California Genealogical Society Library
2201 Broadway, Suite LL2
Oakland, California 94612
Steve Morse is back with two lectures about DNA.
From DNA to Genetic Genealogy: Everything You Wanted to Know But Were Afraid to Ask
Steve's first lecture will introduce genes, chromosomes, and DNA, and will show how DNA is inherited. Classical genetic genealogy deals with the Y chromosome and the mitochondrial DNA. The Y chromosome test is for males only and traces the direct male lineage. The mitochondrial DNA test is for everybody and traces the direct female lineage.
Genealogy Beyond the Y Chromosome: Autosomes Exposed
Dr. Morse's second talk will explain how recent advances in genetic genealogy make it possible to trace all lineages by testing the autosomes. Although the autosomes can be used to find ethnic mixes as well as recent cousins, it has some limitations.

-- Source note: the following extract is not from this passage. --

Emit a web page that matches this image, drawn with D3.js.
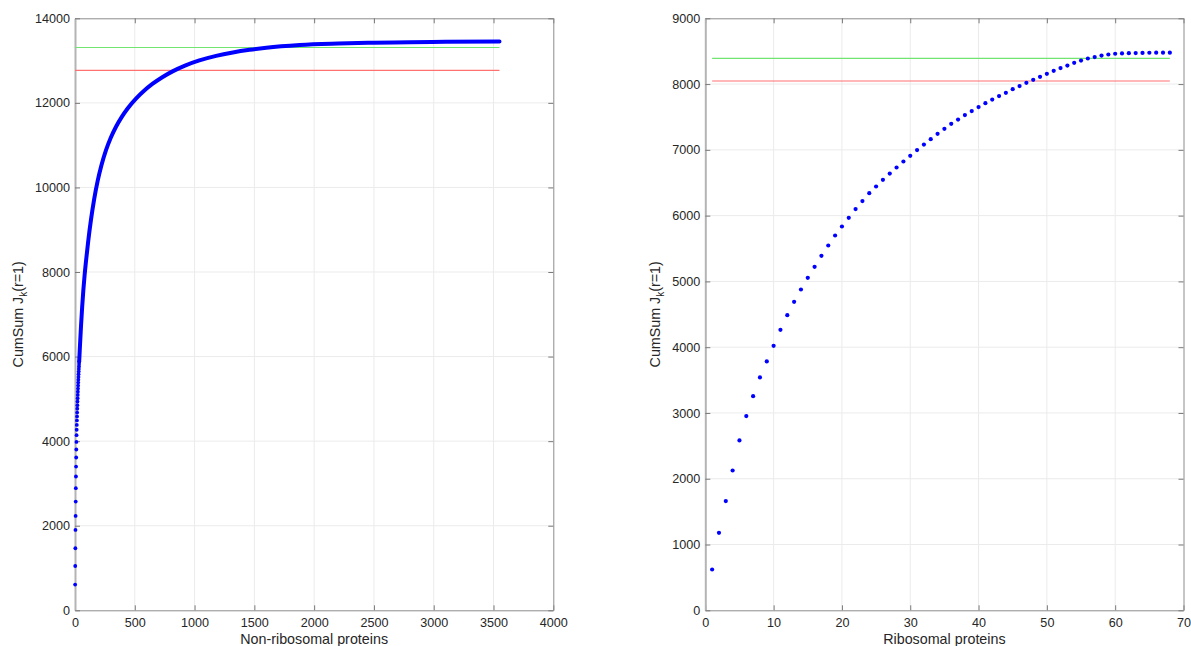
<!DOCTYPE html>
<html><head><meta charset="utf-8">
<script src="https://cdn.jsdelivr.net/npm/d3@7"></script>
<style>
body{margin:0;background:#fff}
svg{display:block}
text{font-family:"Liberation Sans",Arial,Helvetica,sans-serif;fill:#262626}
</style>
</head><body>
<svg id="c" width="1191" height="646"></svg>
<script>
// ---------- data ----------
const leftXTicks = [0,500,1000,1500,2000,2500,3000,3500,4000];
const leftYTicks = [0,2000,4000,6000,8000,10000,12000,14000];
const rightXTicks = [0,10,20,30,40,50,60,70];
const rightYTicks = [0,1000,2000,3000,4000,5000,6000,7000,8000,9000];

// Non-ribosomal: first proteins (k = 1..35), visible as separate dots
const leftDotValues = [608,1048,1467,1900,2231,2572,2887,3164,3400,3613,
  3803,3983,4141,4270,4385,4490,4585,4677,4766,4852,
  4935,5015,5093,5169,5243,5315,5385,5453,5519,5583,
  5645,5706,5766,5825,5883];
// Non-ribosomal: dense part read as samples (k, cumulative value)
const leftCurveK = [35,40,50,60,70,80,92,110,134,160,190,220,260,300,343,390,440,510,580,650,730,820,920,1040,1180,1320,1460,1600,1880,2200,2500,2800,3100,3550];
const leftCurveV = [5883,6171,6711,7176,7576,7916,8258,8717,9245,9719,10161,10513,10887,11181,11435,11663,11866,12100,12292,12453,12607,12751,12881,13003,13111,13192,13255,13305,13368,13402,13422,13435,13443,13449];
const leftLastK = 3550;
const leftGreen = 13310;
const leftRed = 12770;

// Ribosomal proteins k = 1..68
const rightValues = [620,1178,1660,2125,2582,2952,3256,3540,3783,4021,
  4264,4487,4690,4877,5055,5222,5389,5546,5698,5835,
  5967,6099,6221,6342,6443,6545,6640,6732,6823,6910,
  6996,7081,7163,7244,7320,7396,7461,7528,7589,7650,
  7710,7765,7817,7867,7923,7969,8019,8065,8110,8156,
  8202,8243,8282,8323,8358,8389,8410,8434,8450,8461,
  8466,8470,8472,8474,8476,8477,8478,8478];
const rightGreen = 8392;
const rightRed = 8047;

const xLabels = ["Non-ribosomal proteins", "Ribosomal proteins"];

// ---------- drawing ----------
const svg = d3.select("#c");
const TOP = 18.3, BOTTOM = 610.3;

function panel(o){
  const x = d3.scaleLinear().domain([o.xTicks[0], o.xTicks[o.xTicks.length-1]]).range([o.x0, o.x1]);
  const y = d3.scaleLinear().domain([o.yTicks[0], o.yTicks[o.yTicks.length-1]]).range([BOTTOM, TOP]);
  const g = svg.append("g");
  // grid
  g.append("g").selectAll("line").data(o.xTicks.slice(1,-1)).join("line")
    .attr("x1", d=>x(d)).attr("x2", d=>x(d)).attr("y1", TOP).attr("y2", BOTTOM)
    .attr("stroke", "#ebebeb").attr("stroke-width", 1);
  g.append("g").selectAll("line").data(o.yTicks.slice(1,-1)).join("line")
    .attr("y1", d=>y(d)).attr("y2", d=>y(d)).attr("x1", o.x0).attr("x2", o.x1)
    .attr("stroke", "#ebebeb").attr("stroke-width", 1);
  // axes
  const ax = (gen, tr) => {
    const a = g.append("g").attr("transform", tr).call(gen);
    a.selectAll("path.domain").attr("stroke", "#8c8c8c");
    a.selectAll(".tick line").attr("stroke", "#7a7a7a");
    a.selectAll("text").attr("font-size", "12.6px").attr("fill", "#262626")
      .attr("font-family", '"Liberation Sans",Arial,Helvetica,sans-serif');
    return a;
  };
  ax(d3.axisBottom(x).tickValues(o.xTicks).tickSize(-5).tickSizeOuter(0).tickPadding(8).tickFormat(d3.format("d")), `translate(0,${BOTTOM})`);
  ax(d3.axisTop(x).tickValues(o.xTicks).tickSize(-5).tickSizeOuter(0).tickFormat(""), `translate(0,${TOP})`);
  ax(d3.axisRight(y).tickValues(o.yTicks).tickSize(-5).tickSizeOuter(0).tickFormat(""), `translate(${o.x1},0)`);
  const la = ax(d3.axisLeft(y).tickValues(o.yTicks).tickSize(-5).tickSizeOuter(0).tickPadding(5).tickFormat(d3.format("d")), `translate(${o.x0},0)`);
  la.select("path.domain").attr("stroke", "#b4b4b4").attr("stroke-width", 2);
  // labels
  g.append("text").attr("x", (o.x0+o.x1)/2).attr("y", 644).attr("text-anchor", "middle")
    .attr("font-size", "14.3px").text(o.xLabel);
  const yl = g.append("text").attr("transform", `translate(${o.ylx},${(TOP+BOTTOM)/2}) rotate(-90)`)
    .attr("text-anchor", "middle").attr("font-size", "14.3px");
  yl.append("tspan").text("CumSum J");
  yl.append("tspan").attr("font-size", "10px").attr("dy", 4).text("k");
  yl.append("tspan").attr("dy", -4).text("(r=1)");
  // reference lines
  g.append("line").attr("x1", x(1)).attr("x2", x(o.lastK)).attr("y1", y(o.green)).attr("y2", y(o.green))
    .attr("stroke", "#72e472").attr("stroke-width", 1.2);
  g.append("line").attr("x1", x(1)).attr("x2", x(o.lastK)).attr("y1", y(o.red)).attr("y2", y(o.red))
    .attr("stroke", "#ff7070").attr("stroke-width", 1.2);
  return {g, x, y};
}

// left panel
const L = panel({x0:75, x1:553.3, xTicks:leftXTicks, yTicks:leftYTicks, xLabel:xLabels[0], ylx:23,
  green:leftGreen, red:leftRed, lastK:leftLastK});
const curve = leftCurveK.map((k,i)=>[k, leftCurveV[i]]);
L.g.append("path").datum(curve)
  .attr("d", d3.line().x(d=>L.x(d[0])).y(d=>L.y(d[1])).curve(d3.curveMonotoneX))
  .attr("fill", "none").attr("stroke", "#0000ff").attr("stroke-width", 4).attr("stroke-linecap", "round").attr("stroke-linejoin", "round");
L.g.append("g").selectAll("circle").data(leftDotValues).join("circle")
  .attr("cx", (d,i)=>L.x(i+1)).attr("cy", d=>L.y(d)).attr("r", 1.9).attr("fill", "#0000ff");

// right panel
const R = panel({x0:705.3, x1:1183.5, xTicks:rightXTicks, yTicks:rightYTicks, xLabel:xLabels[1], ylx:660,
  green:rightGreen, red:rightRed, lastK:rightValues.length});
R.g.append("g").selectAll("circle").data(rightValues).join("circle")
  .attr("cx", (d,i)=>R.x(i+1)).attr("cy", d=>R.y(d)).attr("r", 2.1).attr("fill", "#0000ff");
</script>
</body></html>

This classes are limited to thirty participants and are a free benefit of membership. Non-members fee is $20.00 (non-refundable) and can be applied towards membership on the day.
Preregistration is required. Walk-ins will not be admitted. Registration confirmations will be sent to the first thirty registrants. Additional names will be collected and placed on a waiting list in case of cancellations.
Stephen Morse is the creator of the One-Step Website for which he has received both the Lifetime Achievement Award and the Outstanding Contribution Award from the International Association of Jewish Genealogical Societies, Award of Merit from the National Genealogical Society, first-ever Excellence Award from the Association of Professional Genealogists, and two awards that he cannot pronounce from Polish genealogical societies.
In his other life Morse is a computer professional with a doctorate degree in electrical engineering. He has held various research, development, and teaching positions, authored numerous technical papers, written four textbooks, and holds four patents. He is best known as the architect of the Intel 8086 (the granddaddy of today's Pentium processor), which sparked the PC revolution thirty years ago.